Why The West Georgian Still MattersWhile I wasn’t exactly blown away by this response, I did take pause. After all, I had 49 students in the class. Surely someone looked at newspapers?

Simply put, the newspaper medium is dying. Newspapers are regularly laying off writers, transitioning to online-only formats, or just going belly-up. Young people, especially, don’t read newspapers.

This ugly truth leads me to ponder some existential questions. OK, I’m an assistant professor of convergence journalism. I am the advisor for The West Georgian newspaper. In other words, I’m the newspaper guy at UWG. So, if print journalism is dying and young people aren’t reading newspapers, then what is my raison d’etre? And furthermore, what is the worth of producing a student newspaper here at the university?
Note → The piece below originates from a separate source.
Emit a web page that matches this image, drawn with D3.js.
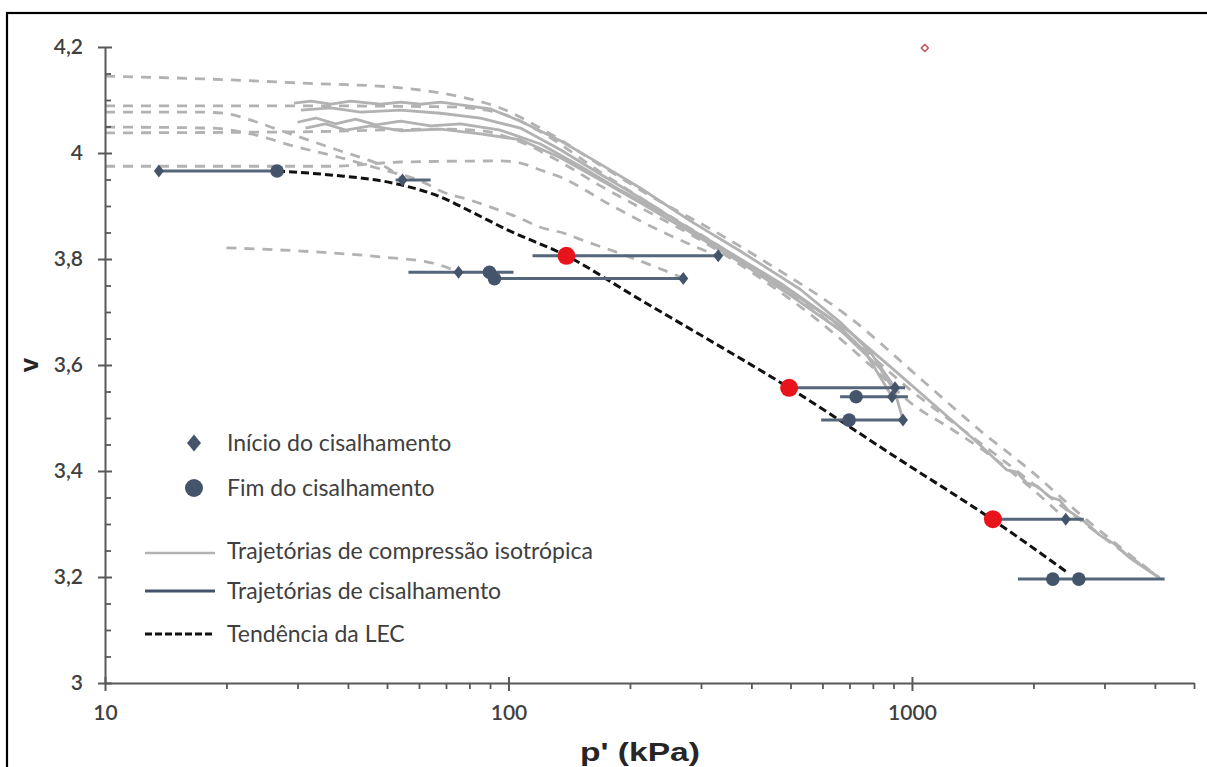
<!DOCTYPE html>
<html>
<head>
<meta charset="utf-8">
<script src="https://cdn.jsdelivr.net/npm/d3@7"></script>
<style>
  html, body { margin: 0; padding: 0; background: #ffffff; }
  svg { display: block; }
</style>
</head>
<body>
<svg id="chart" width="1207" height="767"></svg>
<script>
// ---------------- DATA ----------------
const xTickValues = [10, 100, 1000];
const xMinorTickValues = [20, 30, 40, 50, 60, 70, 80, 90, 200, 300, 400, 500, 600, 700, 800, 900, 2000, 3000, 4000, 5000];
const yTickValues = [3, 3.2, 3.4, 3.6, 3.8, 4, 4.2];
const yMinorTickValues = [3.05, 3.1, 3.15, 3.25, 3.3, 3.35, 3.45, 3.5, 3.55, 3.65, 3.7, 3.75, 3.85, 3.9, 3.95, 4.05, 4.1, 4.15];

// Isotropic compression paths (dashed grey) [p', v]
const isoDashedA = [[10,4.145],[17.3,4.140],[30.6,4.132],[54.0,4.123],[76.1,4.106],[95.5,4.085],[120.0,4.047],[169.0,3.977],[224.6,3.919],[316.2,3.857],[445.3,3.789],[702.4,3.689],[1046.6,3.575],[1499,3.472],[1959,3.402],[2605,3.319],[3273,3.257],[4111,3.198]];
const isoDashedB = [[10,4.089],[28.9,4.089],[71.8,4.087],[95.5,4.075],[120.0,4.040],[169.0,3.964],[237.8,3.892],[334.8,3.823],[471.3,3.747],[702.4,3.651],[1006,3.549],[1368,3.472],[1778,3.406],[2196,3.351],[3038,3.270],[4111,3.198]];
const isoDashedC = [[10,4.077],[17.3,4.077],[19.7,4.075],[23.0,4.062],[26.2,4.047],[32.9,4.021],[39.0,4.002],[44.8,3.987],[51.0,3.968],[54.6,3.949]];
const isoDashedD = [[10,4.049],[18.3,4.047],[23.0,4.036],[29.4,4.013],[38.4,3.991],[49.0,3.968],[60.6,3.947],[69.0,3.926],[80.5,3.911],[91.8,3.896],[105.3,3.879],[120.0,3.860],[136.8,3.849],[156.9,3.832],[178.9,3.817],[224.6,3.789],[271.1,3.764]];
const isoDashedE = [[10,3.975],[23.0,3.975],[36.3,3.975],[54.0,3.983],[95.5,3.985],[107.1,3.981],[120.0,3.968],[136.0,3.953],[178.9,3.902],[237.8,3.853],[329.1,3.806]];
const isoDashedF = [[20.0,3.821],[30.6,3.815],[48.2,3.804],[65.2,3.792],[75.2,3.775]];
const isoDashedG = [[10,4.038],[30.6,4.040],[67.9,4.045],[85.2,4.042],[107.1,4.021],[134.5,3.983],[169.0,3.938],[224.6,3.887],[298.7,3.836],[420.6,3.764],[592.0,3.681],[787.0,3.600],[1006,3.525],[1242,3.481],[1560,3.430],[1959,3.370],[2405,3.309]];

// Isotropic compression paths (solid grey) [p', v]
const isoSolidA = [[29.4,4.094],[32.4,4.098],[36.3,4.092],[40.6,4.098],[48.2,4.092],[54.0,4.096],[60.6,4.092],[67.9,4.096],[76.1,4.091],[90.3,4.083],[107.1,4.060],[134.5,4.023],[169.0,3.979],[212.2,3.934],[282.1,3.872],[375.2,3.815],[528.2,3.743],[663.5,3.681],[787.0,3.625],[907.8,3.557]];
const isoSolidB = [[30.0,4.058],[33.3,4.066],[37.3,4.055],[41.8,4.064],[46.9,4.053],[54.0,4.060],[64.1,4.051],[76.1,4.055],[95.5,4.043],[120.0,4.017],[150.7,3.975],[189.3,3.930],[251.8,3.879],[334.8,3.823],[471.3,3.755],[626.6,3.689],[765.0,3.625],[892.4,3.540]];
const isoSolidC = [[31.4,4.047],[35.2,4.055],[39.5,4.043],[45.5,4.051],[54.0,4.042],[67.9,4.045],[85.2,4.036],[107.1,4.025],[134.5,3.991],[169.0,3.949],[212.2,3.906],[282.1,3.851],[375.2,3.794],[498.9,3.732],[663.5,3.666],[833.4,3.594],[907.8,3.549],[950.2,3.496]];
const isoSolidD = [[30.6,4.081],[36.3,4.085],[43.0,4.077],[54.0,4.081],[67.9,4.075],[85.2,4.066],[107.1,4.047],[134.5,4.006],[169.0,3.960],[224.6,3.904],[298.7,3.843],[397.2,3.787],[528.2,3.726],[702.4,3.662],[934.0,3.581],[1173,3.515],[1432,3.458],[1718,3.402],[1819,3.398],[1926,3.377],[2039,3.372],[2196,3.351],[2324,3.345],[2433,3.326],[2681,3.304],[2919,3.279],[3181,3.262],[3465,3.236],[3773,3.217],[4111,3.198]];

// Shearing paths: [p' start, p' end, v]
const shearPaths = [[13.6,26.7,3.966],[52.5,64.1,3.949],[114.7,331,3.806],[56.5,102.9,3.775],[92.3,271.1,3.763],[496,961,3.557],[663.5,977,3.540],[595.5,950,3.496],[1587,2665,3.309],[1830,4229,3.196]];
// Start of shearing (diamonds)
const shearStart = [[13.6,3.966],[54.6,3.949],[331,3.806],[75.2,3.775],[271.1,3.763],[907.8,3.557],[892.4,3.540],[950,3.496],[2405,3.309]];
// End of shearing (circles)
const shearEnd = [[26.7,3.966],[89.7,3.775],[92.3,3.763],[726.8,3.540],[698.5,3.496],[2234,3.196],[2591,3.196]];
// Critical-state points (red)
const csPoints = [[139.2,3.806],[496.1,3.557],[1587,3.309]];
// Isolated hollow marker at top
const strayPoint = [[1076,4.198]];
// LEC trend (black dashed)
const lecTrend = [[26.7,3.966],[36.9,3.958],[51.9,3.943],[67.9,3.917],[81.9,3.887],[99.4,3.855],[139.2,3.806],[212.2,3.723],[298.7,3.657],[496.1,3.557],[934,3.421],[1578,3.309],[2433,3.208]];

const legendLabels = ["Início do cisalhamento", "Fim do cisalhamento", "Trajetórias de compressão isotrópica", "Trajetórias de cisalhamento", "Tendência da LEC"];
const xTitle = "p' (kPa)";
const yTitle = "v";

// ---------------- DRAWING ----------------
const svg = d3.select("#chart");
const NAVY = "#44546a";
const SHEAR = "#56667a";
const GREY = "#b2b2b2";
const TXT = "#404040";
const FONT = "Lato, 'Open Sans', sans-serif";

const x = d3.scaleLog().domain([10, 5000]).range([105, 1194]);
const y = d3.scaleLinear().domain([3, 4.2]).range([683, 47]);

// frame (only top and left visible in reference)
svg.append("rect").attr("x", 7).attr("y", 13).attr("width", 1220).attr("height", 800)
  .attr("fill", "none").attr("stroke", "#000").attr("stroke-width", 2.2);

const line = d3.line().x(d => x(d[0])).y(d => y(d[1])).curve(d3.curveMonotoneX);
const lineLin = d3.line().x(d => x(d[0])).y(d => y(d[1]));

const plot = svg.append("g");

// dashed compression
[isoDashedA, isoDashedB, isoDashedC, isoDashedD, isoDashedE, isoDashedF, isoDashedG].forEach(arr => {
  plot.append("path").attr("d", line(arr)).attr("fill", "none")
    .attr("stroke", GREY).attr("stroke-width", 2.8).attr("stroke-dasharray", "10,8");
});
// solid compression
[isoSolidA, isoSolidB, isoSolidC, isoSolidD].forEach(arr => {
  plot.append("path").attr("d", lineLin(arr)).attr("fill", "none")
    .attr("stroke", GREY).attr("stroke-width", 2.8).attr("stroke-linejoin", "round");
});

// LEC trend
plot.append("path").attr("d", line(lecTrend)).attr("fill", "none")
  .attr("stroke", "#111").attr("stroke-width", 3).attr("stroke-dasharray", "8,4");

// shearing paths
plot.selectAll("line.shear").data(shearPaths).enter().append("line")
  .attr("x1", d => x(d[0])).attr("x2", d => x(d[1]))
  .attr("y1", d => y(d[2])).attr("y2", d => y(d[2]))
  .attr("stroke", SHEAR).attr("stroke-width", 3);

// diamonds
const diamond = (cx, cy, w, h) => `M${cx},${cy - h}L${cx + w},${cy}L${cx},${cy + h}L${cx - w},${cy}Z`;
plot.selectAll("path.start").data(shearStart).enter().append("path")
  .attr("d", d => diamond(x(d[0]), y(d[1]), 5, 6.5)).attr("fill", NAVY);

// circles
plot.selectAll("circle.end").data(shearEnd).enter().append("circle")
  .attr("cx", d => x(d[0])).attr("cy", d => y(d[1])).attr("r", 6.8).attr("fill", NAVY);

// red points
plot.selectAll("circle.cs").data(csPoints).enter().append("circle")
  .attr("cx", d => x(d[0])).attr("cy", d => y(d[1])).attr("r", 9).attr("fill", "#e8141c");

// stray hollow diamond
plot.selectAll("path.stray").data(strayPoint).enter().append("path")
  .attr("d", d => diamond(x(d[0]), y(d[1]), 3.5, 3.5)).attr("fill", "#fff")
  .attr("stroke", "#c0504d").attr("stroke-width", 1.5);

// ---- axes ----
const axisColor = "#595959";
const yAxis = svg.append("g").attr("transform", `translate(${x(10)},0)`)
  .call(d3.axisLeft(y).tickValues(yTickValues).tickSize(7).tickSizeOuter(0)
    .tickFormat(d => String(+d.toFixed(1)).replace(".", ",")));
yAxis.selectAll(".tick line").attr("x1", 7).attr("stroke", axisColor).attr("stroke-width", 2);
yAxis.select(".domain").attr("stroke", axisColor).attr("stroke-width", 2);
yAxis.selectAll(".tick text").attr("x", -22).attr("font-size", 21).attr("font-family", FONT)
  .attr("fill", TXT).attr("font-weight", 600);

const yMinor = svg.append("g").attr("transform", `translate(${x(10)},0)`)
  .call(d3.axisRight(y).tickValues(yMinorTickValues).tickSize(6).tickSizeOuter(0).tickFormat(""));
yMinor.select(".domain").remove();
yMinor.selectAll(".tick line").attr("stroke", axisColor).attr("stroke-width", 1.8);

const xAxis = svg.append("g").attr("transform", `translate(0,${y(3)})`)
  .call(d3.axisBottom(x).tickValues(xTickValues).tickSize(8).tickSizeOuter(0).tickFormat(d3.format("d")));
xAxis.selectAll(".tick line").attr("y1", -6).attr("stroke", axisColor).attr("stroke-width", 2);
xAxis.select(".domain").attr("stroke", axisColor).attr("stroke-width", 2);
xAxis.selectAll(".tick text").attr("y", 22).attr("font-size", 21).attr("font-family", FONT)
  .attr("fill", TXT).attr("font-weight", 600);

const xMinor = svg.append("g").attr("transform", `translate(0,${y(3)})`)
  .call(d3.axisBottom(x).tickValues(xMinorTickValues).tickSize(6).tickSizeOuter(0).tickFormat(""));
xMinor.select(".domain").remove();
xMinor.selectAll(".tick line").attr("stroke", axisColor).attr("stroke-width", 1.8);

// axis titles
svg.append("text").attr("x", 640).attr("y", 761).attr("text-anchor", "middle")
  .attr("font-family", "'Liberation Sans', Arial, sans-serif").attr("font-weight", "bold")
  .attr("font-size", 26).attr("textLength", 120).attr("lengthAdjust", "spacingAndGlyphs")
  .attr("fill", "#262626").text(xTitle);
svg.append("text").attr("transform", "translate(38,365) rotate(-90)").attr("text-anchor", "middle")
  .attr("font-family", "'Liberation Sans', Arial, sans-serif").attr("font-weight", "bold")
  .attr("font-size", 26).attr("fill", "#262626").text(yTitle);

// ---- legend ----
const lg = svg.append("g");
const lgX = 227;
const lgY = [443, 488, 551, 591, 634];
lg.append("path").attr("d", diamond(194, lgY[0], 7, 8.5)).attr("fill", NAVY);
lg.append("circle").attr("cx", 194).attr("cy", lgY[1]).attr("r", 9).attr("fill", NAVY);
lg.append("line").attr("x1", 145).attr("x2", 215).attr("y1", lgY[2] + 2).attr("y2", lgY[2] + 2)
  .attr("stroke", GREY).attr("stroke-width", 2.5);
lg.append("line").attr("x1", 145).attr("x2", 215).attr("y1", lgY[3]).attr("y2", lgY[3])
  .attr("stroke", NAVY).attr("stroke-width", 3);
lg.append("line").attr("x1", 145).attr("x2", 215).attr("y1", lgY[4]).attr("y2", lgY[4])
  .attr("stroke", "#111").attr("stroke-width", 3).attr("stroke-dasharray", "7,3");
lg.selectAll("text").data(legendLabels).enter().append("text")
  .attr("x", lgX).attr("y", (d, i) => lgY[i]).attr("dy", "0.35em")
  .attr("font-family", FONT).attr("font-size", 23).attr("fill", TXT).text(d => d);
</script>
</body>
</html>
My answer to this awful, daunting question is tripartite.

  1. Print journalism might be dying, but journalism itself is not dying. Newswriting is thriving online, thank you.
  2. Writing is an essential skill for anyone in mass communications.
  3. Students who write for The West Georgian gain essential job skills. They work together—pushing an idea from conception to completion. They learn to produce content on a deadline. And, with this experience, they are much more likely to get jobs.

I’m especially proud of point #3. In the five semesters I’ve served as advisor, every one (that’s 100 percent, by golly) of the graduating Mass Communications majors who have served on The West Georgian’s staff have found viable, interesting, challenging jobs in the discipline—for grownup salaries, no less. I’m not bragging—or maybe I am.

For some crazy reason, the experience of writing for the student newspaper seems to serve as a selling-point for UWG Mass Communication graduates. This, of course, is a testament to the graduating staff members’ skill and determination, not to my role as advisor per se. Anyway, I’m convinced that The West Georgian still matters. And that’s validation enough.

Dr. John Ike Sewell is an assistant professor of convergence journalism in the UWG Department of Mass Communications.